* _WRITTEN TASK_
Exclude the pictures and return every line exactly as written.

* _STORED DATA_

###

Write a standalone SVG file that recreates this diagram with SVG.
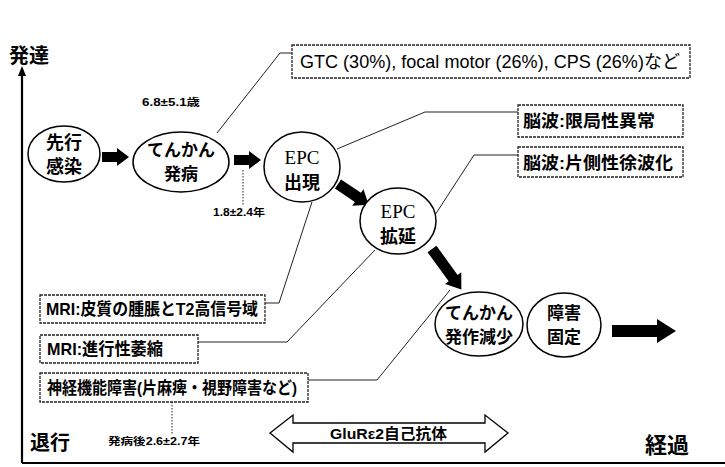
<svg xmlns="http://www.w3.org/2000/svg" width="725" height="467" viewBox="0 0 725 467">
<style>
.nd{fill:#fff;stroke:#000;stroke-width:1.5}
.bx{fill:#fff;stroke:#222;stroke-width:1.3;stroke-dasharray:3 1}
.jp{font-family:"Liberation Sans","Noto Sans CJK JP",sans-serif;font-weight:bold;fill:#000}
.lt{font-family:"Liberation Sans","Noto Sans CJK JP",sans-serif;fill:#000}
.sf{font-family:"Liberation Serif","Noto Sans CJK JP",serif;fill:#000}
.cn{fill:none;stroke:#222;stroke-width:1}
.dt{fill:none;stroke:#222;stroke-width:1;stroke-dasharray:1.5 1.5}
.ar{fill:#000}
</style>
<rect width="725" height="467" fill="#fff"/>

<g id="axes">
<line x1="22" y1="463" x2="22" y2="74" stroke="#000" stroke-width="2.2"/>
<polygon points="22,66 18,76 26,76" fill="#000"/>
<line x1="22" y1="463" x2="725" y2="463" stroke="#000" stroke-width="2"/>
<text class="jp" x="9" y="63" font-size="20">発達</text>
<text class="jp" x="30" y="450" font-size="20">退行</text>
<text class="jp" x="645" y="453" font-size="22">経過</text>
</g>

<g id="connectors">
<polyline class="cn" points="292,53 280,53 217,133"/>
<polyline class="cn" points="337,149 425,112 518,112"/>
<polyline class="cn" points="435,215 474,155 518,155"/>
<polyline class="cn" points="265,303 279,303 312,202"/>
<polyline class="cn" points="198,342 287,342 375,250"/>
<polyline class="cn" points="308,380 377,380 450,290"/>
<line class="dt" x1="243" y1="170" x2="243" y2="205"/>
<line class="dt" x1="172" y1="402" x2="172" y2="434"/>
<path class="ar" d="M102,152 L117,152 L117,148 L129,157 L117,166 L117,162 L102,162 Z"/>
<path class="ar" d="M234,155 L249,155 L249,151 L261,160 L249,169 L249,165 L234,165 Z"/>
<path class="ar" transform="translate(338,184) rotate(34)" d="M0,-5.5 L24,-5.5 L24,-10 L37,0 L24,10 L24,5.5 L0,5.5 Z"/>
<path class="ar" transform="translate(432,249) rotate(54)" d="M0,-5.5 L36,-5.5 L36,-10 L50,0 L36,10 L36,5.5 L0,5.5 Z"/>
<path class="ar" d="M612,325 L657,325 L657,319 L676,331 L657,343 L657,337 L612,337 Z"/>
</g>

<g id="n-infection">
<ellipse class="nd" cx="64" cy="154" rx="36" ry="28"/>
<text class="jp" x="64" y="149" font-size="18" text-anchor="middle">先行</text>
<text class="jp" x="64" y="173" font-size="18" text-anchor="middle">感染</text>
</g>

<g id="n-onset">
<ellipse class="nd" cx="181" cy="162" rx="48" ry="30"/>
<text class="jp" x="181" y="156" font-size="17" text-anchor="middle">てんかん</text>
<text class="jp" x="181" y="180" font-size="17" text-anchor="middle">発病</text>
<text class="jp" x="142" y="106" font-size="10" textLength="58" lengthAdjust="spacingAndGlyphs">6.8±5.1歳</text>
<text class="jp" x="213" y="216" font-size="10" textLength="52" lengthAdjust="spacingAndGlyphs">1.8±2.4年</text>
</g>

<g id="n-epc1">
<ellipse class="nd" cx="302" cy="167" rx="38" ry="35"/>
<text class="sf" x="302" y="164" font-size="19" text-anchor="middle">EPC</text>
<text class="jp" x="302" y="189" font-size="18" text-anchor="middle">出現</text>
</g>

<g id="n-epc2">
<ellipse class="nd" cx="398" cy="221" rx="38" ry="33"/>
<text class="sf" x="398" y="218" font-size="19" text-anchor="middle">EPC</text>
<text class="jp" x="398" y="243" font-size="18" text-anchor="middle">拡延</text>
</g>

<g id="n-decrease">
<ellipse class="nd" cx="479" cy="324" rx="44" ry="32"/>
<text class="jp" x="479" y="319" font-size="17" text-anchor="middle">てんかん</text>
<text class="jp" x="479" y="343" font-size="17" text-anchor="middle">発作減少</text>
</g>

<g id="n-fixed">
<ellipse class="nd" cx="564" cy="325" rx="37" ry="32"/>
<text class="jp" x="564" y="319" font-size="17" text-anchor="middle">障害</text>
<text class="jp" x="564" y="343" font-size="17" text-anchor="middle">固定</text>
</g>

<g id="b-gtc">
<rect class="bx" x="292" y="45" width="398" height="33"/>
<text class="lt" x="300" y="68" font-size="18" textLength="380" lengthAdjust="spacingAndGlyphs">GTC (30%), focal motor (26%), CPS (26%)など</text>
</g>

<g id="b-eeg1">
<rect class="bx" x="518" y="105" width="165" height="32"/>
<text class="jp" x="523" y="127" font-size="17" textLength="132" lengthAdjust="spacingAndGlyphs">脳波:限局性異常</text>
</g>

<g id="b-eeg2">
<rect class="bx" x="518" y="147" width="165" height="30"/>
<text class="jp" x="523" y="169" font-size="17" textLength="150" lengthAdjust="spacingAndGlyphs">脳波:片側性徐波化</text>
</g>

<g id="b-mri1">
<rect class="bx" x="40" y="295" width="225" height="28"/>
<text class="jp" x="46" y="315" font-size="17" textLength="212" lengthAdjust="spacingAndGlyphs">MRI:皮質の腫脹とT2高信号域</text>
</g>

<g id="b-mri2">
<rect class="bx" x="40" y="335" width="158" height="28"/>
<text class="jp" x="47" y="355" font-size="17" textLength="116" lengthAdjust="spacingAndGlyphs">MRI:進行性萎縮</text>
</g>

<g id="b-neuro">
<rect class="bx" x="40" y="373" width="268" height="29"/>
<text class="jp" x="47" y="394" font-size="17" textLength="250" lengthAdjust="spacingAndGlyphs">神経機能障害(片麻痺・視野障害など)</text>
<text class="jp" x="108" y="445" font-size="10" textLength="92" lengthAdjust="spacingAndGlyphs">発病後2.6±2.7年</text>
</g>

<g id="glur">
<polygon points="270,433 293,415 293,423 485,423 485,415 508,433 485,452 485,443 293,443 293,452" fill="#fff" stroke="#000" stroke-width="1.3"/>
<text class="jp" x="330" y="439" font-size="15" textLength="117" lengthAdjust="spacingAndGlyphs">GluRε2自己抗体</text>
</g>
</svg>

###

* _SOLUTION TO THE PROBLEM_
Write a standalone SVG file that recreates this diagram with SVG.
<svg xmlns="http://www.w3.org/2000/svg" width="725" height="467" viewBox="0 0 725 467">
<style>
.nd{fill:#fff;stroke:#000;stroke-width:1.5}
.bx{fill:#fff;stroke:#222;stroke-width:1.3;stroke-dasharray:3 1}
.jp{font-family:"Liberation Sans","Noto Sans CJK JP",sans-serif;font-weight:bold;fill:#000}
.lt{font-family:"Liberation Sans","Noto Sans CJK JP",sans-serif;fill:#000}
.sf{font-family:"Liberation Serif","Noto Sans CJK JP",serif;fill:#000}
.cn{fill:none;stroke:#222;stroke-width:1}
.dt{fill:none;stroke:#222;stroke-width:1;stroke-dasharray:1.5 1.5}
.ar{fill:#000}
</style>
<rect width="725" height="467" fill="#fff"/>

<g id="axes">
<line x1="22" y1="463" x2="22" y2="74" stroke="#000" stroke-width="2.2"/>
<polygon points="22,66 18,76 26,76" fill="#000"/>
<line x1="22" y1="463" x2="725" y2="463" stroke="#000" stroke-width="2"/>
<text class="jp" x="9" y="63" font-size="20">発達</text>
<text class="jp" x="30" y="450" font-size="20">退行</text>
<text class="jp" x="645" y="453" font-size="22">経過</text>
</g>

<g id="connectors">
<polyline class="cn" points="292,53 280,53 217,133"/>
<polyline class="cn" points="337,149 425,112 518,112"/>
<polyline class="cn" points="435,215 474,155 518,155"/>
<polyline class="cn" points="265,303 279,303 312,202"/>
<polyline class="cn" points="198,342 287,342 375,250"/>
<polyline class="cn" points="308,380 377,380 450,290"/>
<line class="dt" x1="243" y1="170" x2="243" y2="205"/>
<line class="dt" x1="172" y1="402" x2="172" y2="434"/>
<path class="ar" d="M102,152 L117,152 L117,148 L129,157 L117,166 L117,162 L102,162 Z"/>
<path class="ar" d="M234,155 L249,155 L249,151 L261,160 L249,169 L249,165 L234,165 Z"/>
<path class="ar" transform="translate(338,184) rotate(34)" d="M0,-5.5 L24,-5.5 L24,-10 L37,0 L24,10 L24,5.5 L0,5.5 Z"/>
<path class="ar" transform="translate(432,249) rotate(54)" d="M0,-5.5 L36,-5.5 L36,-10 L50,0 L36,10 L36,5.5 L0,5.5 Z"/>
<path class="ar" d="M612,325 L657,325 L657,319 L676,331 L657,343 L657,337 L612,337 Z"/>
</g>

<g id="n-infection">
<ellipse class="nd" cx="64" cy="154" rx="36" ry="28"/>
<text class="jp" x="64" y="149" font-size="18" text-anchor="middle">先行</text>
<text class="jp" x="64" y="173" font-size="18" text-anchor="middle">感染</text>
</g>

<g id="n-onset">
<ellipse class="nd" cx="181" cy="162" rx="48" ry="30"/>
<text class="jp" x="181" y="156" font-size="17" text-anchor="middle">てんかん</text>
<text class="jp" x="181" y="180" font-size="17" text-anchor="middle">発病</text>
<text class="jp" x="142" y="106" font-size="10" textLength="58" lengthAdjust="spacingAndGlyphs">6.8±5.1歳</text>
<text class="jp" x="213" y="216" font-size="10" textLength="52" lengthAdjust="spacingAndGlyphs">1.8±2.4年</text>
</g>

<g id="n-epc1">
<ellipse class="nd" cx="302" cy="167" rx="38" ry="35"/>
<text class="sf" x="302" y="164" font-size="19" text-anchor="middle">EPC</text>
<text class="jp" x="302" y="189" font-size="18" text-anchor="middle">出現</text>
</g>

<g id="n-epc2">
<ellipse class="nd" cx="398" cy="221" rx="38" ry="33"/>
<text class="sf" x="398" y="218" font-size="19" text-anchor="middle">EPC</text>
<text class="jp" x="398" y="243" font-size="18" text-anchor="middle">拡延</text>
</g>

<g id="n-decrease">
<ellipse class="nd" cx="479" cy="324" rx="44" ry="32"/>
<text class="jp" x="479" y="319" font-size="17" text-anchor="middle">てんかん</text>
<text class="jp" x="479" y="343" font-size="17" text-anchor="middle">発作減少</text>
</g>

<g id="n-fixed">
<ellipse class="nd" cx="564" cy="325" rx="37" ry="32"/>
<text class="jp" x="564" y="319" font-size="17" text-anchor="middle">障害</text>
<text class="jp" x="564" y="343" font-size="17" text-anchor="middle">固定</text>
</g>

<g id="b-gtc">
<rect class="bx" x="292" y="45" width="398" height="33"/>
<text class="lt" x="300" y="68" font-size="18" textLength="380" lengthAdjust="spacingAndGlyphs">GTC (30%), focal motor (26%), CPS (26%)など</text>
</g>

<g id="b-eeg1">
<rect class="bx" x="518" y="105" width="165" height="32"/>
<text class="jp" x="523" y="127" font-size="17" textLength="132" lengthAdjust="spacingAndGlyphs">脳波:限局性異常</text>
</g>

<g id="b-eeg2">
<rect class="bx" x="518" y="147" width="165" height="30"/>
<text class="jp" x="523" y="169" font-size="17" textLength="150" lengthAdjust="spacingAndGlyphs">脳波:片側性徐波化</text>
</g>

<g id="b-mri1">
<rect class="bx" x="40" y="295" width="225" height="28"/>
<text class="jp" x="46" y="315" font-size="17" textLength="212" lengthAdjust="spacingAndGlyphs">MRI:皮質の腫脹とT2高信号域</text>
</g>

<g id="b-mri2">
<rect class="bx" x="40" y="335" width="158" height="28"/>
<text class="jp" x="47" y="355" font-size="17" textLength="116" lengthAdjust="spacingAndGlyphs">MRI:進行性萎縮</text>
</g>

<g id="b-neuro">
<rect class="bx" x="40" y="373" width="268" height="29"/>
<text class="jp" x="47" y="394" font-size="17" textLength="250" lengthAdjust="spacingAndGlyphs">神経機能障害(片麻痺・視野障害など)</text>
<text class="jp" x="108" y="445" font-size="10" textLength="92" lengthAdjust="spacingAndGlyphs">発病後2.6±2.7年</text>
</g>

<g id="glur">
<polygon points="270,433 293,415 293,423 485,423 485,415 508,433 485,452 485,443 293,443 293,452" fill="#fff" stroke="#000" stroke-width="1.3"/>
<text class="jp" x="330" y="439" font-size="15" textLength="117" lengthAdjust="spacingAndGlyphs">GluRε2自己抗体</text>
</g>
</svg>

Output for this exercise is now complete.